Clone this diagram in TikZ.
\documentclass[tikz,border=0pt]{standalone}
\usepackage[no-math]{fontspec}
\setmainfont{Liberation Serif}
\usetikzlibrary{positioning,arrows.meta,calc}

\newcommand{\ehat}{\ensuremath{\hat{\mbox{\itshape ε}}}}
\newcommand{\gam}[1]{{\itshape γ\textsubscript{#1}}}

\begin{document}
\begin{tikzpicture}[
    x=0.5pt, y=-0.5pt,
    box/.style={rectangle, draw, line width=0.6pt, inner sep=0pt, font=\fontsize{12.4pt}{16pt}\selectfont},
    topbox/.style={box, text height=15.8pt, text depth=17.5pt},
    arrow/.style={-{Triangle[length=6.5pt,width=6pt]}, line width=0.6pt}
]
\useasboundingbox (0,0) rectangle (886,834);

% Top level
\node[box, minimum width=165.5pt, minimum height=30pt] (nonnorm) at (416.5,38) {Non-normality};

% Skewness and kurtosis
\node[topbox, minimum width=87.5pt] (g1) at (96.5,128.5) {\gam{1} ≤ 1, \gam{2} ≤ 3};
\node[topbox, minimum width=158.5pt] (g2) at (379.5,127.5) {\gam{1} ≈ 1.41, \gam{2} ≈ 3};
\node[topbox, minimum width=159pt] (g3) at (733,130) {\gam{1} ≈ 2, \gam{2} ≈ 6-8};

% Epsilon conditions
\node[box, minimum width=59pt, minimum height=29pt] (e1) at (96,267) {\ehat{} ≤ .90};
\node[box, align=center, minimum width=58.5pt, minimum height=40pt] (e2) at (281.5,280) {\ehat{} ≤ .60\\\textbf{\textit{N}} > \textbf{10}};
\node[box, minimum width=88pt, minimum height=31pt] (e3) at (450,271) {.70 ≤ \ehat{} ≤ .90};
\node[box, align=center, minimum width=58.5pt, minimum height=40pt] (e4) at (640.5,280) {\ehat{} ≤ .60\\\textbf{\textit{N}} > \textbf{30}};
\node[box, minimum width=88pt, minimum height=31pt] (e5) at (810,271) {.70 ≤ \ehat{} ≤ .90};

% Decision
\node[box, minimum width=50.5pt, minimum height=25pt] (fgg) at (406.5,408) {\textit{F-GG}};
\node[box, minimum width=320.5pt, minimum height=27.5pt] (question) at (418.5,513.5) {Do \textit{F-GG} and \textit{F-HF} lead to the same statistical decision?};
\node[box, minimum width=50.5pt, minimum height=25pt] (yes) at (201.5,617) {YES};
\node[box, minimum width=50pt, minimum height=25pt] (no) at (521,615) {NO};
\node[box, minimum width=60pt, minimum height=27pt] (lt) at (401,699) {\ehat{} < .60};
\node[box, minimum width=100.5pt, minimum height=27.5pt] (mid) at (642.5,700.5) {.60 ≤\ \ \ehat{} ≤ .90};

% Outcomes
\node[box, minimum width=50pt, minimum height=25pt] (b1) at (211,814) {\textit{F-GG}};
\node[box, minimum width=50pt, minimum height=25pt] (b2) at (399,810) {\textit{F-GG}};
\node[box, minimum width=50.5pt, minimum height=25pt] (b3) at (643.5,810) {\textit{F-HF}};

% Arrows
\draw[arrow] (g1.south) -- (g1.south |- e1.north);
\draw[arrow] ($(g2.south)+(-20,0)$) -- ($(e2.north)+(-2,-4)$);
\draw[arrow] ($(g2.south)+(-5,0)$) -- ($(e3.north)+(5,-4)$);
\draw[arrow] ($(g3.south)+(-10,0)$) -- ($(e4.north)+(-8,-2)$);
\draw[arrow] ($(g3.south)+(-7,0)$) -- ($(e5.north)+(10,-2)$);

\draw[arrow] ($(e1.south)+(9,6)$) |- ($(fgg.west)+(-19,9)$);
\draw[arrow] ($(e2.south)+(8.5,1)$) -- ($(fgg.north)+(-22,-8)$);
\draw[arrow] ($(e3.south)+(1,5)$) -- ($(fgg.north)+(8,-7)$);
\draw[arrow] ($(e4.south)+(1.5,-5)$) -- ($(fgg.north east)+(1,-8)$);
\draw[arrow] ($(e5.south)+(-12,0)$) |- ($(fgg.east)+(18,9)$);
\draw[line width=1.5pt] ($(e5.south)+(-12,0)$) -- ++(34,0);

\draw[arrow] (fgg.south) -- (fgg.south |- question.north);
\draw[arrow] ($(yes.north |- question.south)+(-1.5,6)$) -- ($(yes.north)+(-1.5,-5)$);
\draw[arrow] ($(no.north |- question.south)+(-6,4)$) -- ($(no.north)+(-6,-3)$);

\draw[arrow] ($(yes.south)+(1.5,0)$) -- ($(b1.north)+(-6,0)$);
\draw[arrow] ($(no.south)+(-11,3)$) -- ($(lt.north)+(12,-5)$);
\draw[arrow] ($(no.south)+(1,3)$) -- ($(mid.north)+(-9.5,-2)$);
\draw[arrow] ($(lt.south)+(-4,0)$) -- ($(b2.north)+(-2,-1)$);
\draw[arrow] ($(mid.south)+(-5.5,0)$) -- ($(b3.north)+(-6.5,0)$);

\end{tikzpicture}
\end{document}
..........
EXERCISE BRIEF: Output all of the material, please, exactly as it stands.

CORRECT ANSWER:
Clone this diagram in TikZ.
\documentclass[tikz,border=0pt]{standalone}
\usepackage[no-math]{fontspec}
\setmainfont{Liberation Serif}
\usetikzlibrary{positioning,arrows.meta,calc}

\newcommand{\ehat}{\ensuremath{\hat{\mbox{\itshape ε}}}}
\newcommand{\gam}[1]{{\itshape γ\textsubscript{#1}}}

\begin{document}
\begin{tikzpicture}[
    x=0.5pt, y=-0.5pt,
    box/.style={rectangle, draw, line width=0.6pt, inner sep=0pt, font=\fontsize{12.4pt}{16pt}\selectfont},
    topbox/.style={box, text height=15.8pt, text depth=17.5pt},
    arrow/.style={-{Triangle[length=6.5pt,width=6pt]}, line width=0.6pt}
]
\useasboundingbox (0,0) rectangle (886,834);

% Top level
\node[box, minimum width=165.5pt, minimum height=30pt] (nonnorm) at (416.5,38) {Non-normality};

% Skewness and kurtosis
\node[topbox, minimum width=87.5pt] (g1) at (96.5,128.5) {\gam{1} ≤ 1, \gam{2} ≤ 3};
\node[topbox, minimum width=158.5pt] (g2) at (379.5,127.5) {\gam{1} ≈ 1.41, \gam{2} ≈ 3};
\node[topbox, minimum width=159pt] (g3) at (733,130) {\gam{1} ≈ 2, \gam{2} ≈ 6-8};

% Epsilon conditions
\node[box, minimum width=59pt, minimum height=29pt] (e1) at (96,267) {\ehat{} ≤ .90};
\node[box, align=center, minimum width=58.5pt, minimum height=40pt] (e2) at (281.5,280) {\ehat{} ≤ .60\\\textbf{\textit{N}} > \textbf{10}};
\node[box, minimum width=88pt, minimum height=31pt] (e3) at (450,271) {.70 ≤ \ehat{} ≤ .90};
\node[box, align=center, minimum width=58.5pt, minimum height=40pt] (e4) at (640.5,280) {\ehat{} ≤ .60\\\textbf{\textit{N}} > \textbf{30}};
\node[box, minimum width=88pt, minimum height=31pt] (e5) at (810,271) {.70 ≤ \ehat{} ≤ .90};

% Decision
\node[box, minimum width=50.5pt, minimum height=25pt] (fgg) at (406.5,408) {\textit{F-GG}};
\node[box, minimum width=320.5pt, minimum height=27.5pt] (question) at (418.5,513.5) {Do \textit{F-GG} and \textit{F-HF} lead to the same statistical decision?};
\node[box, minimum width=50.5pt, minimum height=25pt] (yes) at (201.5,617) {YES};
\node[box, minimum width=50pt, minimum height=25pt] (no) at (521,615) {NO};
\node[box, minimum width=60pt, minimum height=27pt] (lt) at (401,699) {\ehat{} < .60};
\node[box, minimum width=100.5pt, minimum height=27.5pt] (mid) at (642.5,700.5) {.60 ≤\ \ \ehat{} ≤ .90};

% Outcomes
\node[box, minimum width=50pt, minimum height=25pt] (b1) at (211,814) {\textit{F-GG}};
\node[box, minimum width=50pt, minimum height=25pt] (b2) at (399,810) {\textit{F-GG}};
\node[box, minimum width=50.5pt, minimum height=25pt] (b3) at (643.5,810) {\textit{F-HF}};

% Arrows
\draw[arrow] (g1.south) -- (g1.south |- e1.north);
\draw[arrow] ($(g2.south)+(-20,0)$) -- ($(e2.north)+(-2,-4)$);
\draw[arrow] ($(g2.south)+(-5,0)$) -- ($(e3.north)+(5,-4)$);
\draw[arrow] ($(g3.south)+(-10,0)$) -- ($(e4.north)+(-8,-2)$);
\draw[arrow] ($(g3.south)+(-7,0)$) -- ($(e5.north)+(10,-2)$);

\draw[arrow] ($(e1.south)+(9,6)$) |- ($(fgg.west)+(-19,9)$);
\draw[arrow] ($(e2.south)+(8.5,1)$) -- ($(fgg.north)+(-22,-8)$);
\draw[arrow] ($(e3.south)+(1,5)$) -- ($(fgg.north)+(8,-7)$);
\draw[arrow] ($(e4.south)+(1.5,-5)$) -- ($(fgg.north east)+(1,-8)$);
\draw[arrow] ($(e5.south)+(-12,0)$) |- ($(fgg.east)+(18,9)$);
\draw[line width=1.5pt] ($(e5.south)+(-12,0)$) -- ++(34,0);

\draw[arrow] (fgg.south) -- (fgg.south |- question.north);
\draw[arrow] ($(yes.north |- question.south)+(-1.5,6)$) -- ($(yes.north)+(-1.5,-5)$);
\draw[arrow] ($(no.north |- question.south)+(-6,4)$) -- ($(no.north)+(-6,-3)$);

\draw[arrow] ($(yes.south)+(1.5,0)$) -- ($(b1.north)+(-6,0)$);
\draw[arrow] ($(no.south)+(-11,3)$) -- ($(lt.north)+(12,-5)$);
\draw[arrow] ($(no.south)+(1,3)$) -- ($(mid.north)+(-9.5,-2)$);
\draw[arrow] ($(lt.south)+(-4,0)$) -- ($(b2.north)+(-2,-1)$);
\draw[arrow] ($(mid.south)+(-5.5,0)$) -- ($(b3.north)+(-6.5,0)$);

\end{tikzpicture}
\end{document}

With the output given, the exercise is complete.